**Aim of the task**
Retype only what runs from the first line of the records to the line with "minimum height=39pt] (c7)", inclusive, and no pictures.

— start —

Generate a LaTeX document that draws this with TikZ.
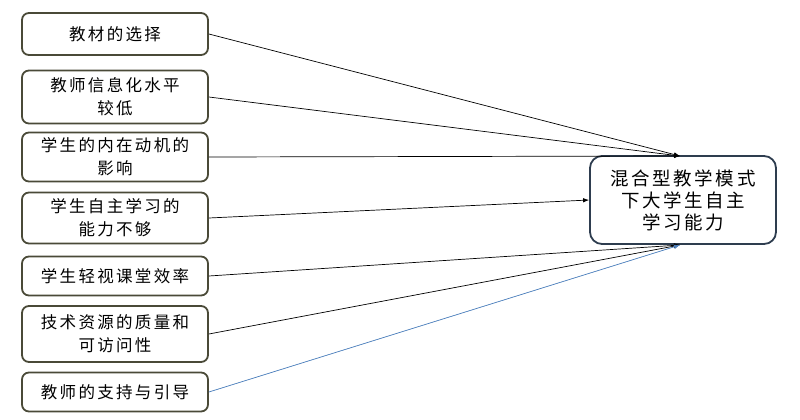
\documentclass[tikz,border=0pt]{standalone}
\usepackage{fontspec}
\usepackage{xcolor}
\usetikzlibrary{arrows.meta}
\newfontfamily\cjk[LetterSpace=14]{Noto Sans CJK SC}

\definecolor{boxedge}{HTML}{4A4A38}
\definecolor{goaledge}{HTML}{2E3D4F}
\definecolor{linkblue}{HTML}{4F81BD}

\begin{document}
\begin{tikzpicture}[x=1pt, y=-1pt,
  cause/.style={draw=boxedge, line width=1.8pt, rounded corners=7pt, fill=white,
    minimum width=186pt, align=center, inner sep=2pt,
    font=\cjk\fontsize{16.5}{23}\selectfont},
  goal/.style={draw=goaledge, line width=1.8pt, rounded corners=12pt, fill=white,
    minimum width=186pt, minimum height=88pt, align=center, inner sep=2pt,
    font=\cjk\fontsize{18.5}{22}\selectfont},
  link/.style={line width=0.7pt, -{Latex[length=6pt,width=4.5pt]}}]

\useasboundingbox (0,0) rectangle (800,420);

% Ursachen links
\node[cause, minimum height=42pt] (c1) at (115,34)  {教材的选择};
\node[cause, minimum height=53pt] (c2) at (115,97)  {教师信息化水平\\较低};
\node[cause, minimum height=49pt] (c3) at (115,157) {学生的内在动机的\\影响};
\node[cause, minimum height=51pt] (c4) at (115,218) {学生自主学习的\\能力不够};
\node[cause, minimum height=39pt] (c5) at (115,276) {学生轻视课堂效率};
\node[cause, minimum height=56pt] (c6) at (115,334) {技术资源的质量和\\可访问性};
\node[cause, minimum height=39pt] (c7) at (115,392) {教师的支持与引导};

% Ziel rechts
\node[goal] (g) at (683,200) {混合型教学模式\\下大学生自主\\学习能力};

% Pfeile oben
\coordinate (gtop) at (680,156);
\draw[link] (c1.east) -- (gtop);
\draw[link] (c2.east) -- (gtop);
\draw[link] (c3.east) -- (gtop);

% Pfeil links
\draw[link] (c4.east) -- (g.west);

% Pfeile unten
\coordinate (gbot) at (680,245);
\draw[link] (c5.east) -- (gbot);
\draw[link] (c6.east) -- (gbot);
\draw[link, draw=linkblue, fill=linkblue] (c7.east) -- (gbot);

\end{tikzpicture}
\end{document}
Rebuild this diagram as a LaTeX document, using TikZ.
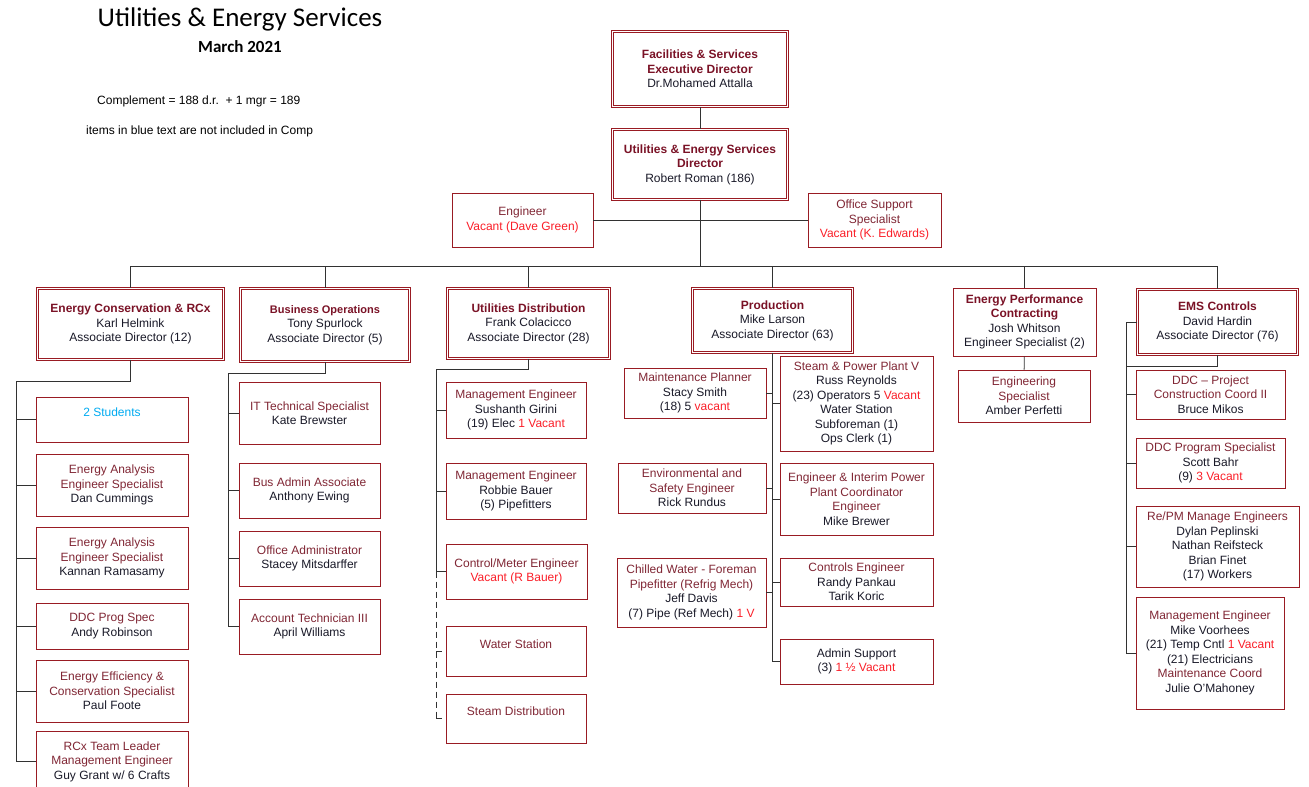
\documentclass[tikz,border=0pt]{standalone}
\usepackage{fontspec}
\setmainfont{Liberation Sans}
\newfontfamily\titlefont{Carlito}
\definecolor{boxred}{RGB}{153,27,35}
\definecolor{headred}{RGB}{122,18,38}
\definecolor{rolered}{RGB}{128,38,52}
\definecolor{vacred}{RGB}{250,30,40}
\definecolor{studblue}{RGB}{0,170,240}
\definecolor{namecol}{RGB}{25,25,40}
\definecolor{linecol}{RGB}{50,50,50}
\newcommand{\hdtxt}[1]{\textcolor{headred}{\textbf{#1}}}
\newcommand{\roletxt}[1]{\textcolor{rolered}{#1}}
\newcommand{\vactxt}[1]{\textcolor{vacred}{#1}}
\tikzstyle{unit}=[draw=boxred,line width=0.9pt,text=namecol,align=center,inner sep=0pt,font=\fontsize{12}{14.5}\selectfont]
\tikzstyle{dept}=[unit,double=white,double distance=1.4pt]
\tikzstyle{edge} = [draw=linecol,line width=0.9pt]
\tikzstyle{dashedge} = [edge,dash pattern=on 6pt off 4pt]
\begin{document}
\begin{tikzpicture}[x=1pt,y=-1pt]
    \useasboundingbox (0,0) rectangle (1309,787);
    % Title and notes
    \node[anchor=base,font=\titlefont\fontsize{27}{30}\selectfont] (title) at (240,27) {Utilities \& Energy Services};
    \node[anchor=base,font=\titlefont\bfseries\fontsize{17}{20}\selectfont] (date) at (240,52) {March 2021};
    \node[anchor=base west,inner sep=0pt,font=\fontsize{12}{14}\selectfont] (comp) at (97,104) {Complement = 188 d.r.\ \ + 1 mgr = 189};
    \node[anchor=base west,inner sep=0pt,font=\fontsize{12}{14}\selectfont] (note) at (86,134) {items in blue text are not included in Comp};

    % First we draw the top of the chart
    \node[dept,minimum width=175pt,minimum height=75pt] (fac) at (700,69) {\hdtxt{Facilities \& Services}\\\hdtxt{Executive Director}\\Dr.Mohamed Attalla};
    \node[dept,minimum width=175pt,minimum height=70pt] (dir) at (700,164.5) {\hdtxt{Utilities \& Energy Services}\\\hdtxt{Director}\\Robert Roman (186)};
    \node[unit,minimum width=141pt,minimum height=54pt] (eng) at (522.5,220) {\roletxt{Engineer}\\\vactxt{Vacant (Dave Green)}};
    \node[unit,minimum width=133pt,minimum height=54pt] (ofs) at (874.5,220) {\roletxt{Office Support}\\\roletxt{Specialist}\\\vactxt{Vacant (K. Edwards)}};

    % The six units
    \node[dept,minimum width=186pt,minimum height=71pt] (ecr) at (130.5,324) {\hdtxt{Energy Conservation \& RCx}\\Karl Helmink\\Associate Director (12)};
    \node[dept,minimum width=169pt,minimum height=73pt] (bop) at (325,325) {{\fontsize{11}{14.5}\selectfont\hdtxt{Business Operations}}\\Tony Spurlock\\Associate Director (5)};
    \node[dept,minimum width=162pt,minimum height=70pt] (udi) at (528.5,323.5) {\hdtxt{Utilities Distribution}\\Frank Colacicco\\Associate Director (28)};
    \node[dept,minimum width=160pt,minimum height=64pt] (prd) at (772.5,320.5) {\hdtxt{Production}\\Mike Larson\\Associate Director (63)};
    \node[unit,minimum width=143pt,minimum height=68pt] (epc) at (1024.5,322) {\hdtxt{Energy Performance}\\\hdtxt{Contracting}\\Josh Whitson\\Engineer Specialist (2)};
    \node[dept,minimum width=160pt,minimum height=65pt] (ems) at (1217.5,322) {\hdtxt{EMS Controls}\\David Hardin\\Associate Director (76)};

    % Energy Conservation staff
    \node[unit,minimum width=152pt,minimum height=45pt] (stu) at (112,419.5) {\textcolor{studblue}{2 Students}\\\mbox{}};
    \node[unit,minimum width=152pt,minimum height=62pt] (ea1) at (112,485) {\roletxt{Energy Analysis}\\\roletxt{Engineer Specialist}\\Dan Cummings};
    \node[unit,minimum width=152pt,minimum height=62pt] (ea2) at (112,558) {\roletxt{Energy Analysis}\\\roletxt{Engineer Specialist}\\Kannan Ramasamy};
    \node[unit,minimum width=152pt,minimum height=46pt] (ddc) at (112,626) {\roletxt{DDC Prog Spec}\\Andy Robinson};
    \node[unit,minimum width=152pt,minimum height=62pt] (eec) at (112,691) {\roletxt{Energy Efficiency \&}\\\roletxt{Conservation Specialist}\\Paul Foote};
    \node[unit,minimum width=152pt,minimum height=61pt] (rcx) at (112,761.5) {\roletxt{RCx Team Leader}\\\roletxt{Management Engineer}\\Guy Grant w/ 6 Crafts};

    % Business Operations staff
    \node[unit,minimum width=141pt,minimum height=62pt] (its) at (309.5,413) {\roletxt{IT Technical Specialist}\\Kate Brewster};
    \node[unit,minimum width=141pt,minimum height=55pt] (baa) at (309.5,490.5) {\roletxt{Bus Admin Associate}\\Anthony Ewing};
    \node[unit,minimum width=141pt,minimum height=55pt] (ofa) at (309.5,558.5) {\roletxt{Office Administrator}\\Stacey Mitsdarffer};
    \node[unit,minimum width=141pt,minimum height=55pt] (act) at (309.5,626.5) {\roletxt{Account Technician III}\\April Williams};

    % Utilities Distribution staff
    \node[unit,minimum width=140pt,minimum height=56pt] (me1) at (516,410) {\roletxt{Management Engineer}\\Sushanth Girini\\(19) Elec \vactxt{1 Vacant}};
    \node[unit,minimum width=140pt,minimum height=56pt] (me2) at (516,491) {\roletxt{Management Engineer}\\Robbie Bauer\\(5) Pipefitters};
    \node[unit,minimum width=141pt,minimum height=55pt] (cme) at (516.5,571.5) {\roletxt{Control/Meter Engineer}\\\vactxt{Vacant (R Bauer)}};
    \node[unit,minimum width=140pt,minimum height=50pt] (wst) at (516,651) {\roletxt{Water Station}\\\mbox{}};
    \node[unit,minimum width=140pt,minimum height=49pt] (sdi) at (516,718.5) {\roletxt{Steam Distribution}\\\mbox{}};

    % Production staff
    \node[unit,minimum width=142pt,minimum height=50pt] (mpl) at (695,393) {\roletxt{Maintenance Planner}\\Stacy Smith\\(18) 5 \vactxt{vacant}};
    \node[unit,minimum width=148pt,minimum height=50pt] (ese) at (692,488) {\roletxt{Environmental and}\\\roletxt{Safety Engineer}\\Rick Rundus};
    \node[unit,minimum width=149pt,minimum height=69pt] (chw) at (691.5,592.5) {\roletxt{Chilled Water - Foreman}\\\roletxt{Pipefitter (Refrig Mech)}\\Jeff Davis\\(7) Pipe (Ref Mech) \vactxt{1 V}};
    \node[unit,minimum width=153pt,minimum height=95pt] (spp) at (856.5,403.5) {\roletxt{Steam \& Power Plant V}\\Russ Reynolds\\(23) Operators 5 \vactxt{Vacant}\\Water Station\\Subforeman (1)\\Ops Clerk (1)};
    \node[unit,minimum width=153pt,minimum height=72pt] (eip) at (856.5,499) {\roletxt{Engineer \& Interim Power}\\\roletxt{Plant Coordinator}\\\roletxt{Engineer}\\Mike Brewer};
    \node[unit,minimum width=153pt,minimum height=48pt] (cte) at (856.5,582) {\roletxt{Controls Engineer}\\Randy Pankau\\Tarik Koric};
    \node[unit,minimum width=153pt,minimum height=45pt] (ads) at (856.5,661.5) {Admin Support\\(3) \vactxt{1 ½ Vacant}};

    % Energy Performance Contracting staff
    \node[unit,minimum width=132pt,minimum height=52pt] (esp) at (1024,396) {\roletxt{Engineering}\\\roletxt{Specialist}\\Amber Perfetti};

    % EMS Controls staff
    \node[unit,minimum width=149pt,minimum height=49pt] (ddp) at (1210.5,394.5) {\roletxt{DDC – Project}\\\roletxt{Construction Coord II}\\Bruce Mikos};
    \node[unit,minimum width=149pt,minimum height=50pt] (dps) at (1210.5,463) {\roletxt{DDC Program Specialist}\\Scott Bahr\\(9) \vactxt{3 Vacant}};
    \node[unit,minimum width=163pt,minimum height=81pt] (rpm) at (1217.5,546.5) {\roletxt{Re/PM Manage Engineers}\\Dylan Peplinski\\Nathan Reifsteck\\Brian Finet\\(17) Workers};
    \node[unit,minimum width=148pt,minimum height=112pt] (mme) at (1210,653) {\roletxt{Management Engineer}\\Mike Voorhees\\(21) Temp Cntl \vactxt{1 Vacant}\\(21) Electricians\\\roletxt{Maintenance Coord}\\Julie O’Mahoney};

    % Trunk points
    \coordinate (bus) at (700,266);
    \coordinate (ecr-t) at (16,381);
    \coordinate (bop-t) at (228,373);
    \coordinate (udi-t) at (436,369);
    \coordinate (ems-t) at (1126,322);
    \coordinate (ems-b) at (1126,366);

    % Connect boxes with lines
    \path[edge] (fac) -- (dir);
    \path[edge] (eng) -- (ofs);
    \path[edge] (dir.south) -- (bus);
    \path[edge] (ecr.north |- bus) -- (ems.north |- bus);
    \foreach \dest in {ecr,bop,udi,prd,epc,ems}
        \path[edge] (\dest.north |- bus) -- (\dest.north);

    \path[edge] (ecr.south) |- (ecr-t) -- (ecr-t |- rcx.west);
    \foreach \dest in {stu,ea1,ea2,ddc,eec,rcx}
        \path[edge] (ecr-t |- \dest.west) -- (\dest.west);

    \path[edge] (bop.south) |- (bop-t) -- (bop-t |- act.west);
    \foreach \dest in {its,baa,ofa,act}
        \path[edge] (bop-t |- \dest.west) -- (\dest.west);

    \path[edge] (udi.south) |- (udi-t) -- (udi-t |- cme.west);
    \path[dashedge] (udi-t |- cme.west) -- (udi-t |- sdi.west);
    \foreach \dest in {me1,me2,cme}
        \path[edge] (udi-t |- \dest.west) -- (\dest.west);
    \foreach \dest in {wst,sdi}
        \path[dashedge] (udi-t |- \dest.west) -- (\dest.west);

    \path[edge] (prd.south) -- (prd.south |- ads.west);
    \foreach \source in {mpl,ese,chw}
        \path[edge] (\source.east) -- (\source.east -| prd.south);
    \foreach \dest in {spp,eip,cte,ads}
        \path[edge] (prd.south |- \dest.west) -- (\dest.west);

    \path[edge] (epc) -- (esp);

    \path[edge] (ems.west) -- (ems-t) -- (ems-t |- mme.west);
    \path[edge] (ems.south) |- (ems-b);
    \foreach \dest in {ddp,dps,rpm,mme}
        \path[edge] (ems-t |- \dest.west) -- (\dest.west);
\end{tikzpicture}
\end{document}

— end —

**Solution for this problem**
Generate a LaTeX document that draws this with TikZ.
\documentclass[tikz,border=0pt]{standalone}
\usepackage{fontspec}
\usepackage{xcolor}
\usetikzlibrary{arrows.meta}
\newfontfamily\cjk[LetterSpace=14]{Noto Sans CJK SC}

\definecolor{boxedge}{HTML}{4A4A38}
\definecolor{goaledge}{HTML}{2E3D4F}
\definecolor{linkblue}{HTML}{4F81BD}

\begin{document}
\begin{tikzpicture}[x=1pt, y=-1pt,
  cause/.style={draw=boxedge, line width=1.8pt, rounded corners=7pt, fill=white,
    minimum width=186pt, align=center, inner sep=2pt,
    font=\cjk\fontsize{16.5}{23}\selectfont},
  goal/.style={draw=goaledge, line width=1.8pt, rounded corners=12pt, fill=white,
    minimum width=186pt, minimum height=88pt, align=center, inner sep=2pt,
    font=\cjk\fontsize{18.5}{22}\selectfont},
  link/.style={line width=0.7pt, -{Latex[length=6pt,width=4.5pt]}}]

\useasboundingbox (0,0) rectangle (800,420);

% Ursachen links
\node[cause, minimum height=42pt] (c1) at (115,34)  {教材的选择};
\node[cause, minimum height=53pt] (c2) at (115,97)  {教师信息化水平\\较低};
\node[cause, minimum height=49pt] (c3) at (115,157) {学生的内在动机的\\影响};
\node[cause, minimum height=51pt] (c4) at (115,218) {学生自主学习的\\能力不够};
\node[cause, minimum height=39pt] (c5) at (115,276) {学生轻视课堂效率};
\node[cause, minimum height=56pt] (c6) at (115,334) {技术资源的质量和\\可访问性};
\node[cause, minimum height=39pt] (c7) at (115,392) {教师的支持与引导};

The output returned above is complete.